In Ibodo v. Enarofia (1980) 5-7 SC. at p.57-8 cited to us by Dr. Odje, Aniagolu, J.S.C. laid down the requisites for the exercise of discretion in applications for extension of time to appeal and for leave to appeal which has been followed in subsequent cases –

“It cannot be over emphasised that where an Applicant required the Court to exercise its discretion for a grant of extension of time within which to appeal or within which to apply for leave to appeal, all the documents which it will be necessary for the Court to see in order to decide on the application must be exhibited. These normally should include, among others, the affidavits of the Applicant and/or his counsel; the judgments of the Courts below; the exhibits or so much of the exhibits on which the Applicants will rely to argue his application; his proposed grounds of appeal; where necessary the record of proceedings or so much of the record of proceedings as will enable the Court to found on the substantiality of those grounds based solely, or in the main, on the evidence given; the brief of the applicant’s argument, and any other document or documents which in the special circumstances of a particular case the Court will need to see in order to be able to decide on the matters in contest in the application.”

Respondent who was seeking the exercise of discretion based on the ruling against him did not even exhibit to his application the ruling appealed against.

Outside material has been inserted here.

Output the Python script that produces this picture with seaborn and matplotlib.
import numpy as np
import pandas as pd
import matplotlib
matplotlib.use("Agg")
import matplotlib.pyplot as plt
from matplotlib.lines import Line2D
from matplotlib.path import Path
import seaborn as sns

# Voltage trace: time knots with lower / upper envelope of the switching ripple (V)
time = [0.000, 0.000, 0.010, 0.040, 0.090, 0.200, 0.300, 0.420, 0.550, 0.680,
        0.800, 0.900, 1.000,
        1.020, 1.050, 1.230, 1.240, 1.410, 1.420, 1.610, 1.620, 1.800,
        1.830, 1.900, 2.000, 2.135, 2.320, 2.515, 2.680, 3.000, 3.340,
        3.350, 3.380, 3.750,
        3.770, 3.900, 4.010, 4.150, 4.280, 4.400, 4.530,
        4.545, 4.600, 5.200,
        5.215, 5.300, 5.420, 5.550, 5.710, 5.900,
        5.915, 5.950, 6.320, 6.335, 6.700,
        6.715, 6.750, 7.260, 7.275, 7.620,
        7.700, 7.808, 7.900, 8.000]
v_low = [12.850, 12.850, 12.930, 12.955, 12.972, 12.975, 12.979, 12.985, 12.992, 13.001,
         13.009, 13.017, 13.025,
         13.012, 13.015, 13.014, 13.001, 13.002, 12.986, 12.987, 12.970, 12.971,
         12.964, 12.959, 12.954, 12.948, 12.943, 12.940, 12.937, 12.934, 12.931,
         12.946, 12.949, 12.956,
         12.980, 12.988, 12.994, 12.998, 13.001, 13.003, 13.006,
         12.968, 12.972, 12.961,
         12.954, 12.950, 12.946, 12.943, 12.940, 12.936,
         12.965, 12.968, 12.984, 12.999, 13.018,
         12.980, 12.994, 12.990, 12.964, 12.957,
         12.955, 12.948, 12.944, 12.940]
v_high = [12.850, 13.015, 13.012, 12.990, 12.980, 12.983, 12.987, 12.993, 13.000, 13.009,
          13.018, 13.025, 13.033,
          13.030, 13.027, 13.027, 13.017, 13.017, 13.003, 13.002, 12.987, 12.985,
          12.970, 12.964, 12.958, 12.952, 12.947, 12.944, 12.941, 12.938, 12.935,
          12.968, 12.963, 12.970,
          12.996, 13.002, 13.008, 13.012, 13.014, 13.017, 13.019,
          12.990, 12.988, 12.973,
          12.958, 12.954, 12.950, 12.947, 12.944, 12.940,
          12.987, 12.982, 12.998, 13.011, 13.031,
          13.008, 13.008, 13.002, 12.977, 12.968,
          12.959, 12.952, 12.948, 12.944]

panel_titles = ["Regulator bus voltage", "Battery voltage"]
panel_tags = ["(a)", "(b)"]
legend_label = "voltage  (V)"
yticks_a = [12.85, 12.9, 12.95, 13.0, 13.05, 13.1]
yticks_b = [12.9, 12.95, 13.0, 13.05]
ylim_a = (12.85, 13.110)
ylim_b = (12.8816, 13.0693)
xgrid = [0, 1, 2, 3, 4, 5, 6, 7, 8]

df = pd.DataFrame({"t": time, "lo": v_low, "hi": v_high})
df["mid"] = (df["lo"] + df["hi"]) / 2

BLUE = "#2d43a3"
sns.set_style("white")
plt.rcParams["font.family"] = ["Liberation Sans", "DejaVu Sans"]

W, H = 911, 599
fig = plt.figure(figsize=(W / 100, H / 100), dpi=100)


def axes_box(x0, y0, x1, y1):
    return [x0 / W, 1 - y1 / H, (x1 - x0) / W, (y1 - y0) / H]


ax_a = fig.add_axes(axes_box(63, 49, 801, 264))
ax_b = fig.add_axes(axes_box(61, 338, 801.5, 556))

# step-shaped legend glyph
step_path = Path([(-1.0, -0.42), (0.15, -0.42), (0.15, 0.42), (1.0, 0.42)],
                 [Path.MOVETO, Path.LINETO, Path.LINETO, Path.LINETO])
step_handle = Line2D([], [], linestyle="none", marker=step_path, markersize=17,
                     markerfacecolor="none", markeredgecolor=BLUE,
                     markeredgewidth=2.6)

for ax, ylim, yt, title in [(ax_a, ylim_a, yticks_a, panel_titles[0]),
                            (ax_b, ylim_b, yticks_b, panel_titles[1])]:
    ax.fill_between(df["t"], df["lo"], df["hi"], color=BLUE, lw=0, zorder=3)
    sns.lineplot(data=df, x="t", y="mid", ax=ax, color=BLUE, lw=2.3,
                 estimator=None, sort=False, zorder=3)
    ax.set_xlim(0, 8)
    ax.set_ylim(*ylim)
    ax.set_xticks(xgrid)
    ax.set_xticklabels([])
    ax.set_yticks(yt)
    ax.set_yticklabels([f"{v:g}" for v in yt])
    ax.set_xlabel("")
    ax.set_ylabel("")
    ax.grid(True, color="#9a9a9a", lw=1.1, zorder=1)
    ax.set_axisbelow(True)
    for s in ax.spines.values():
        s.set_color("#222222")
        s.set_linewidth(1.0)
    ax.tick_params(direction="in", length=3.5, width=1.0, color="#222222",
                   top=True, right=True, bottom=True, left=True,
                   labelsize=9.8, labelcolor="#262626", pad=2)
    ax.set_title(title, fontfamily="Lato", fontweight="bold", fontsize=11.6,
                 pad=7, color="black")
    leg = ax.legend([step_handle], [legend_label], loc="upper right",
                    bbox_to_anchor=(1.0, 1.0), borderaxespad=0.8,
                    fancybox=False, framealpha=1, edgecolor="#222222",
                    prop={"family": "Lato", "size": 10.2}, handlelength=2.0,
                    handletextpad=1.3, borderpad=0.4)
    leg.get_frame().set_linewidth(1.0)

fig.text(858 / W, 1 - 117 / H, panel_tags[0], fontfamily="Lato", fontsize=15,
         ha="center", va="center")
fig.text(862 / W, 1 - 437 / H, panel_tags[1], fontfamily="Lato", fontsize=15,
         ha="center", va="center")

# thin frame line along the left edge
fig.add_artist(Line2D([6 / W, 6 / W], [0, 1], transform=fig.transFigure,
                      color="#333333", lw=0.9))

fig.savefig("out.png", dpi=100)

Accordingly the Court of Appeal purported to have exercised their discretion to grant leave to appeal and extension of time to appeal only on the Agreement between the parties and the proposed grounds of appeal. These are in my opinion clearly insufficient for the purpose of the exercise of discretion in such cases. I therefore agree with the submission of Dr. Odje. The contention of Dr. Mowoe that the point was not raised in the Court below is without merit. The fact is that the Court of Appeal has exercised a

discretion based on insufficient facts. This however is not the end of the matter. The question is whether in all the circumstances of this case the application for extension of time within which to appeal, or for leave to appeal merits any consideration. We have before the ruling of the learned Judge the Agreement between the parties which has given rise to this action. The Respondent has not shown that in considering the circumstances it is just that the application should be granted.

The action is concerned with the interpretation of the agreement which has been terminated in accordance with its terms. It is therefore just that the application be refused. I too will allow this appeal which is hereby allowed. The ruling of the Court of Appeal is accordingly set aside. Respondents shall pay N500 as costs of this appeal to the Appellant.